TASK DETAILS:
Return the listing below exactly, with the pictures dropped.
————————
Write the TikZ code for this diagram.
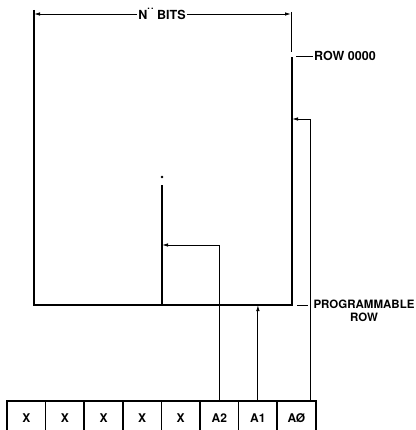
\documentclass[tikz,border=0pt]{standalone}
\usepackage{fontspec}
\setmainfont{TeX Gyre Heros}
\usetikzlibrary{arrows.meta}
\tikzset{
  heavy/.style={draw=black,line width=1.7pt},
  light/.style={draw=black,line width=0.9pt},
  tip/.style={-{Latex[length=6pt,width=3.5pt]}},
  cell/.style={draw=black,line width=1.5pt,minimum width=38.6pt,minimum height=34pt,
    anchor=north,inner sep=0pt},
  lbl/.style={inner sep=1pt,font=\fontsize{12.5}{13}\selectfont\bfseries}
}
\begin{document}
\begin{tikzpicture}[x=1pt,y=-1pt,every node/.append style={font=\fontsize{12}{13}\selectfont\bfseries}]
\useasboundingbox (0,0) rectangle (415,430);
% register cells
\foreach \i/\t in {1/X,2/X,3/X,4/X,5/X,6/A2,7/A1,8/AØ}
  \node[cell] (cell\i) at (7+38.6*\i-19.3,400) {\t};
% memory array
\coordinate (topleft) at (34,10);
\coordinate (botleft) at (34,305);
\coordinate (botright) at (292,305);
\coordinate (rowzero) at (292,57);
\coordinate (topright) at (291,12);
\coordinate (gapright) at (291,52);
\coordinate (colbot) at (162,305);
\coordinate (coltop) at (162,185);
\path[heavy] (topleft) -- (botleft) -- (botright) -- (rowzero);
\path[light] (topright) -- (gapright);
\path[heavy] (colbot) -- (coltop);
\path[draw=black,fill=black] (162,177) circle (1pt);
% width
\node[lbl] (nbits) at (162,14) {N\raisebox{1.45ex}{\small.\hspace{1.2pt}.}\ BITS};
\coordinate (dimleft) at (34,14);
\coordinate (dimright) at (291,14);
\path[light,tip] (nbits.west) -- (dimleft);
\path[light,tip] (nbits.east) -- (dimright);
% row labels
\node[lbl,anchor=west] (row0) at (313,56) {ROW 0000};
\path[light] (296,56) -- (row0.west);
\node[lbl,align=center,anchor=north,font=\fontsize{11.5}{13}\selectfont\bfseries]
  (progrow) at (364,299) {PROGRAMMABLE\\ROW};
\path[light] (297,305) -- (308,305);
% address lines
\coordinate (a2bend) at (cell6.north |- 0,245);
\coordinate (a2end) at (colbot |- a2bend);
\path[light,tip] (cell6.north) -- (a2bend) -- (a2end);
\coordinate (a1end) at (cell7.north |- botright);
\path[light,tip] (cell7.north) -- (a1end);
\coordinate (a0foot) at (310,400);
\coordinate (a0bend) at (310,119);
\coordinate (a0end) at (292,119);
\path[light,tip] (a0foot) -- (a0bend) -- (a0end);
\end{tikzpicture}
\end{document}
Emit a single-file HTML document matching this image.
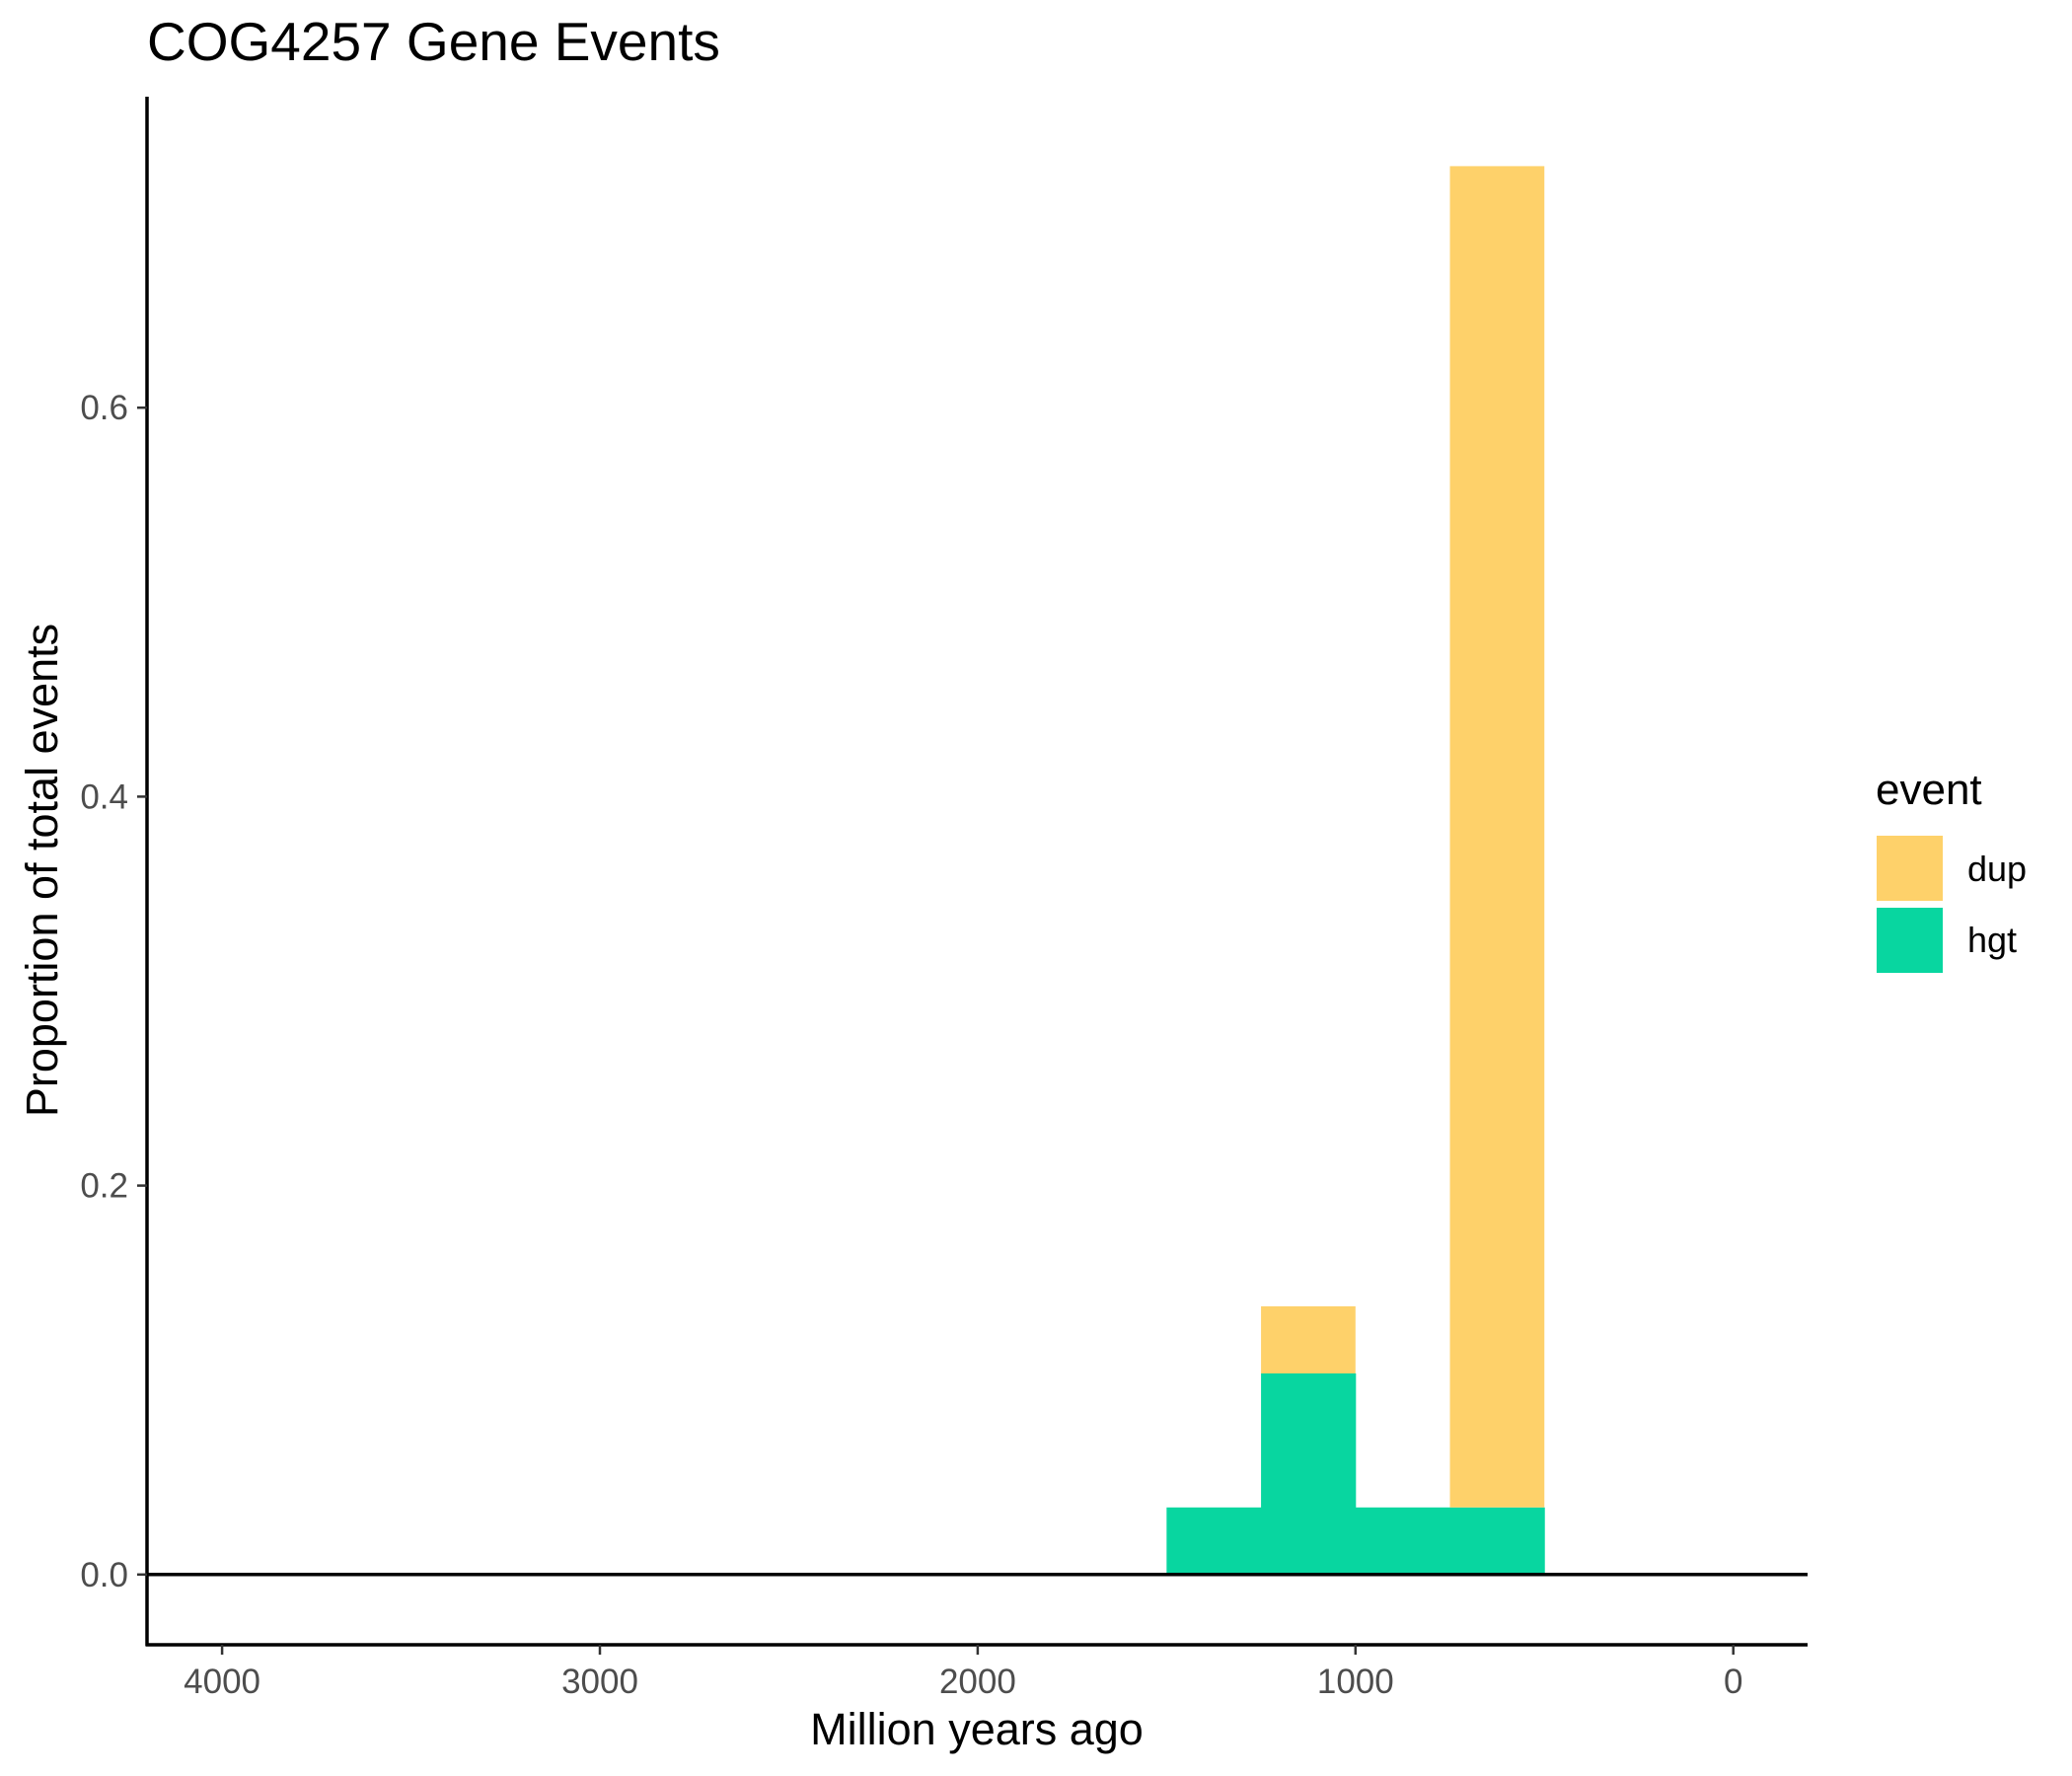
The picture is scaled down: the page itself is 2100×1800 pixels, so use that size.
<!DOCTYPE html>
<html><head><meta charset="utf-8"><style>body{margin:0;background:#fff}svg{display:block}text{font-family:"Liberation Sans",sans-serif}</style></head>
<body>
<svg id="chart" width="2100" height="1800" viewBox="0 0 2100 1800">
<text x="149" y="61" font-size="55" fill="#000">COG4257 Gene Events</text>
<g id="marks"></g>
<g id="axes"></g>
<text x="990" y="1768" font-size="45" text-anchor="middle" fill="#000">Million years ago</text>
<text transform="translate(58,882) rotate(-90)" font-size="45" text-anchor="middle" fill="#000">Proportion of total events</text>
<g>
<text x="1901" y="815" font-size="44" fill="#000">event</text>
<rect x="1902" y="847" width="67" height="66" fill="#FED16A"/>
<text x="1994" y="893" font-size="36" fill="#000">dup</text>
<rect x="1902" y="920" width="67" height="66" fill="#08D6A0"/>
<text x="1994" y="965" font-size="36" fill="#000">hgt</text>
</g>
</svg>
<script>
const binStarts = [1500, 1250, 1000, 750];
const binWidth = 250;
const hgtValues = [0.0345, 0.1034, 0.0345, 0.0345];
const dupValues = [0, 0.0345, 0, 0.6897];
const xTicks = [4000, 3000, 2000, 1000, 0];
const yTicks = [0.0, 0.2, 0.4, 0.6];
const yTickLabels = ["0.0", "0.2", "0.4", "0.6"];

const NS = "http://www.w3.org/2000/svg";
const x = v => 1756.7 - v * 0.3829;
const y = v => 1595.8 - v * 1971;
const marks = document.getElementById('marks');
const axes = document.getElementById('axes');
function mk(tag, attrs, parent) {
  const e = document.createElementNS(NS, tag);
  for (const k in attrs) e.setAttribute(k, attrs[k]);
  parent.appendChild(e);
  return e;
}
binStarts.forEach((s, i) => {
  const x0 = x(s), x1 = x(s - binWidth);
  if (hgtValues[i] > 0) {
    const r = mk('rect', {x: x0, y: y(hgtValues[i]), width: x1 - x0 + 0.5, height: y(0) - y(hgtValues[i]), fill: '#08D6A0'}, marks);
    
    
  }
  if (dupValues[i] > 0) {
    const top = hgtValues[i] + dupValues[i];
    const r = mk('rect', {x: x0, y: y(top), width: x1 - x0, height: y(hgtValues[i]) - y(top), fill: '#FED16A'}, marks);
    
    
  }
});
const zl = mk('line', {x1: 149, x2: 1832, y1: y(0), y2: y(0), stroke: '#000', 'stroke-width': 3.5}, axes);


const ya = mk('line', {x1: 149, x2: 149, y1: 98, y2: 1668, stroke: '#000', 'stroke-width': 3.5}, axes);


const xa = mk('line', {x1: 147.5, x2: 1832, y1: 1667, y2: 1667, stroke: '#000', 'stroke-width': 3.5}, axes);


xTicks.forEach(t => {
  const tk = mk('line', {x1: x(t), x2: x(t), y1: 1667, y2: 1677, stroke: '#333', 'stroke-width': 2.5}, axes);
  
  
  const lb = mk('text', {x: x(t), y: 1716, 'font-size': 35, 'text-anchor': 'middle', fill: '#4d4d4d'}, axes);
  lb.textContent = t;
  
  
});
yTicks.forEach((t, i) => {
  const tk = mk('line', {x1: 139, x2: 149, y1: y(t), y2: y(t), stroke: '#333', 'stroke-width': 2.5}, axes);
  
  
  const lb = mk('text', {x: 130, y: y(t) + 12, 'font-size': 35, 'text-anchor': 'end', fill: '#4d4d4d'}, axes);
  lb.textContent = yTickLabels[i];
  
  
});
</script>
</body></html>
————————
REPLY TO THE EXERCISE:
Write the TikZ code for this diagram.
\documentclass[tikz,border=0pt]{standalone}
\usepackage{fontspec}
\setmainfont{TeX Gyre Heros}
\usetikzlibrary{arrows.meta}
\tikzset{
  heavy/.style={draw=black,line width=1.7pt},
  light/.style={draw=black,line width=0.9pt},
  tip/.style={-{Latex[length=6pt,width=3.5pt]}},
  cell/.style={draw=black,line width=1.5pt,minimum width=38.6pt,minimum height=34pt,
    anchor=north,inner sep=0pt},
  lbl/.style={inner sep=1pt,font=\fontsize{12.5}{13}\selectfont\bfseries}
}
\begin{document}
\begin{tikzpicture}[x=1pt,y=-1pt,every node/.append style={font=\fontsize{12}{13}\selectfont\bfseries}]
\useasboundingbox (0,0) rectangle (415,430);
% register cells
\foreach \i/\t in {1/X,2/X,3/X,4/X,5/X,6/A2,7/A1,8/AØ}
  \node[cell] (cell\i) at (7+38.6*\i-19.3,400) {\t};
% memory array
\coordinate (topleft) at (34,10);
\coordinate (botleft) at (34,305);
\coordinate (botright) at (292,305);
\coordinate (rowzero) at (292,57);
\coordinate (topright) at (291,12);
\coordinate (gapright) at (291,52);
\coordinate (colbot) at (162,305);
\coordinate (coltop) at (162,185);
\path[heavy] (topleft) -- (botleft) -- (botright) -- (rowzero);
\path[light] (topright) -- (gapright);
\path[heavy] (colbot) -- (coltop);
\path[draw=black,fill=black] (162,177) circle (1pt);
% width
\node[lbl] (nbits) at (162,14) {N\raisebox{1.45ex}{\small.\hspace{1.2pt}.}\ BITS};
\coordinate (dimleft) at (34,14);
\coordinate (dimright) at (291,14);
\path[light,tip] (nbits.west) -- (dimleft);
\path[light,tip] (nbits.east) -- (dimright);
% row labels
\node[lbl,anchor=west] (row0) at (313,56) {ROW 0000};
\path[light] (296,56) -- (row0.west);
\node[lbl,align=center,anchor=north,font=\fontsize{11.5}{13}\selectfont\bfseries]
  (progrow) at (364,299) {PROGRAMMABLE\\ROW};
\path[light] (297,305) -- (308,305);
% address lines
\coordinate (a2bend) at (cell6.north |- 0,245);
\coordinate (a2end) at (colbot |- a2bend);
\path[light,tip] (cell6.north) -- (a2bend) -- (a2end);
\coordinate (a1end) at (cell7.north |- botright);
\path[light,tip] (cell7.north) -- (a1end);
\coordinate (a0foot) at (310,400);
\coordinate (a0bend) at (310,119);
\coordinate (a0end) at (292,119);
\path[light,tip] (a0foot) -- (a0bend) -- (a0end);
\end{tikzpicture}
\end{document}
Emit a single-file HTML document matching this image.
The picture is scaled down: the page itself is 2100×1800 pixels, so use that size.
<!DOCTYPE html>
<html><head><meta charset="utf-8"><style>body{margin:0;background:#fff}svg{display:block}text{font-family:"Liberation Sans",sans-serif}</style></head>
<body>
<svg id="chart" width="2100" height="1800" viewBox="0 0 2100 1800">
<text x="149" y="61" font-size="55" fill="#000">COG4257 Gene Events</text>
<g id="marks"></g>
<g id="axes"></g>
<text x="990" y="1768" font-size="45" text-anchor="middle" fill="#000">Million years ago</text>
<text transform="translate(58,882) rotate(-90)" font-size="45" text-anchor="middle" fill="#000">Proportion of total events</text>
<g>
<text x="1901" y="815" font-size="44" fill="#000">event</text>
<rect x="1902" y="847" width="67" height="66" fill="#FED16A"/>
<text x="1994" y="893" font-size="36" fill="#000">dup</text>
<rect x="1902" y="920" width="67" height="66" fill="#08D6A0"/>
<text x="1994" y="965" font-size="36" fill="#000">hgt</text>
</g>
</svg>
<script>
const binStarts = [1500, 1250, 1000, 750];
const binWidth = 250;
const hgtValues = [0.0345, 0.1034, 0.0345, 0.0345];
const dupValues = [0, 0.0345, 0, 0.6897];
const xTicks = [4000, 3000, 2000, 1000, 0];
const yTicks = [0.0, 0.2, 0.4, 0.6];
const yTickLabels = ["0.0", "0.2", "0.4", "0.6"];

const NS = "http://www.w3.org/2000/svg";
const x = v => 1756.7 - v * 0.3829;
const y = v => 1595.8 - v * 1971;
const marks = document.getElementById('marks');
const axes = document.getElementById('axes');
function mk(tag, attrs, parent) {
  const e = document.createElementNS(NS, tag);
  for (const k in attrs) e.setAttribute(k, attrs[k]);
  parent.appendChild(e);
  return e;
}
binStarts.forEach((s, i) => {
  const x0 = x(s), x1 = x(s - binWidth);
  if (hgtValues[i] > 0) {
    const r = mk('rect', {x: x0, y: y(hgtValues[i]), width: x1 - x0 + 0.5, height: y(0) - y(hgtValues[i]), fill: '#08D6A0'}, marks);
    
    
  }
  if (dupValues[i] > 0) {
    const top = hgtValues[i] + dupValues[i];
    const r = mk('rect', {x: x0, y: y(top), width: x1 - x0, height: y(hgtValues[i]) - y(top), fill: '#FED16A'}, marks);
    
    
  }
});
const zl = mk('line', {x1: 149, x2: 1832, y1: y(0), y2: y(0), stroke: '#000', 'stroke-width': 3.5}, axes);


const ya = mk('line', {x1: 149, x2: 149, y1: 98, y2: 1668, stroke: '#000', 'stroke-width': 3.5}, axes);


const xa = mk('line', {x1: 147.5, x2: 1832, y1: 1667, y2: 1667, stroke: '#000', 'stroke-width': 3.5}, axes);


xTicks.forEach(t => {
  const tk = mk('line', {x1: x(t), x2: x(t), y1: 1667, y2: 1677, stroke: '#333', 'stroke-width': 2.5}, axes);
  
  
  const lb = mk('text', {x: x(t), y: 1716, 'font-size': 35, 'text-anchor': 'middle', fill: '#4d4d4d'}, axes);
  lb.textContent = t;
  
  
});
yTicks.forEach((t, i) => {
  const tk = mk('line', {x1: 139, x2: 149, y1: y(t), y2: y(t), stroke: '#333', 'stroke-width': 2.5}, axes);
  
  
  const lb = mk('text', {x: 130, y: y(t) + 12, 'font-size': 35, 'text-anchor': 'end', fill: '#4d4d4d'}, axes);
  lb.textContent = yTickLabels[i];
  
  
});
</script>
</body></html>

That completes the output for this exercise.